Director George Romero commits the cardinal sin of attaching a group of completely unlikable characters to a story that not only is uninteresting, but ridiculous, even in a genre that saw a zombie fight a shark (the fast-paced Zombie) and nude anthropology (the wholly superior piece of trash Hell Of The Living Dead).
The idea that three scientists would be living in an underground storage facility with about twelve military men and be working on a project to try and train zombies to behave is reminiscent of other pointless science projects like when Dr. Butcher was doing brain transplants to turn cannibals into zombies in the busy classic Zombie Holocaust.
The opening shot shows a large city in Florida deserted except for zombies, tumbleweed and newspapers that just happen to blow by with their headlines displaying “The Dead Walk” just in case I wasn’t sure what this movie was all about.
The four people who pass for our heroes are on a reconnaissance mission to see if there any other survivors in the area. They see no one and can’t raise anybody on the radio, making it evident that civilization as we know it has completely ceased to exist.
The scenario that Romero posits then doesn’t really seem to allow for a group of people hanging around in a big tunnel trying to teach zombies to appreciate “Ode To Joy” or the pleasures of reading Stephen King’s Salem’s Lot.
The movie sets up the conflict between the human survivors at this facility by dividing them into two equally distasteful groups: the angry, dimwitted military guys and the egghead scientists who spend most of the movie covering up for Dr. Logan and his insane experiments on zombies as well as the corpses of recently deceased soldiers.
On the one hand, the soldiers lead by the insane Rhodes (“I’m running this monkey farm now!”) are simpletons who constantly threaten the scientists and make rude remarks to them to the point that their use of profanity (particularly by Rhodes’s two men, Steele and Rickles) turns into comic relief.
On the other hand, the scientists are completely out of touch nerds who are wasting time and resources on idiotic experiments and deserve to be threatened. What am I to do as a viewer when confronted by two such sets of unsympathetic characters? Four words: Bring on the zombies!

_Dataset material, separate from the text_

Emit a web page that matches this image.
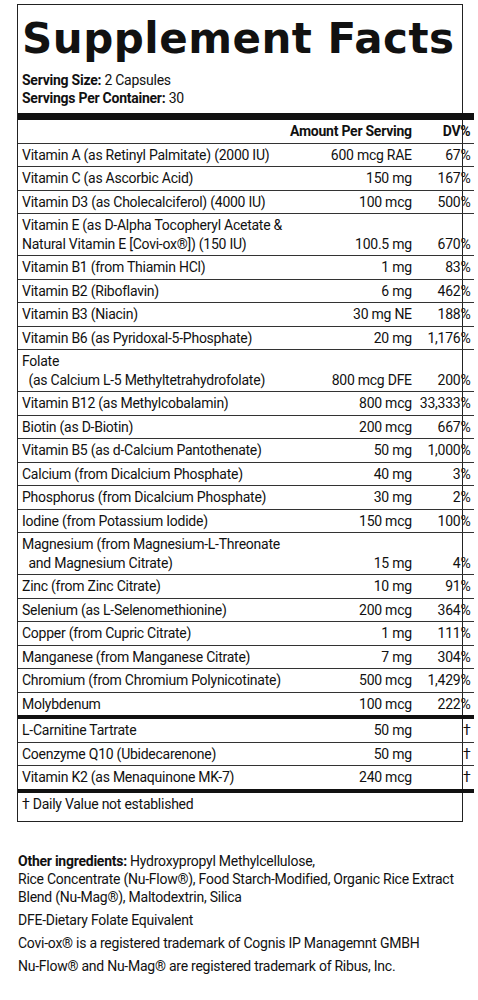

And no, I don’t mean that big green Frankenstein Monster wannabe Bub either. Bub is Dr. Logan’s “star pupil” as one of the characters sarcastically puts it. Logan keeps Bub chained up in the lab and gives him things that he may remember from his former life. Stuff like a razor, a telephone and even an automatic pistol!
Dr. Logan made sure it was unloaded, since that’s the kind of safety the NRA preaches when giving guns to zombies, but later on someone goes and leaves a loaded pistol lying around and well, it isn’t guns that kill people, it’s zombies with guns that kill people, right?
For most of the movie, everyone seems content to go about the daily routine of everyday life. Go down to the zombie corral to get some new test subjects for Dr. Logan, complain about how stupid Dr. Logan’s experiments are, make racist comments about the Hispanic soldier, and have staff meetings that usually end with Rhodes pulling his six shooter on someone and shouting a variety of words strong Christians like myself usually reserve for only the most extreme of circumstances such as when our favorite sports team isn’t going to cover the point spread for a third straight week.
That idyllic existence is shattered once Rhodes discovers that Logan has been using his soldiers’ corpses to experiment on. Rhodes then uses Logan to test out his automatic weapon and the Hispanic guy who had his arm hacked off by his probably soon to be ex-girlfriend goes nuts and heads to the surface where he lets the zombies eat him while they’re all descending on a big platform into the underground base.
The remainder of the movie is pretty much the payoff for the zombie fans who have patiently waited through scenes of the Hispanic guy crying from all the stress, the Jamaican guy pontificating about how the zombies are God’s way of showing us we ain’t all that, and the radio guy drinking.
As the zombies invade the base, everyone follows the emergency plan and promptly splits up so that we can have several explicit kill scenes where guts are flung about, eyes are gouged and bodies are ripped in half and dragged down the hall.
You also have Rhodes who suffers the great indignity of being the only guy in the history of the movies to lose a gunfight to a zombie! I guess Bub’s in charge of this monkey farm now, huh?
This is a much slicker looking film than either of its predecessors (Night of the Living Dead, Dawn of the Dead, but as the female lead in this movie would probably try to have you believe, looks aren’t everything. Tom Savini contributes outstanding special effects and there are moments when you really believe that a zombie’s eyes are still moving even after its head has been hacked off at the jaw with a shovel, but its all for naught as Romero’s experimentation storyline isn’t believable in the context of his world and the people he populates the movie with are all overbearing oafs.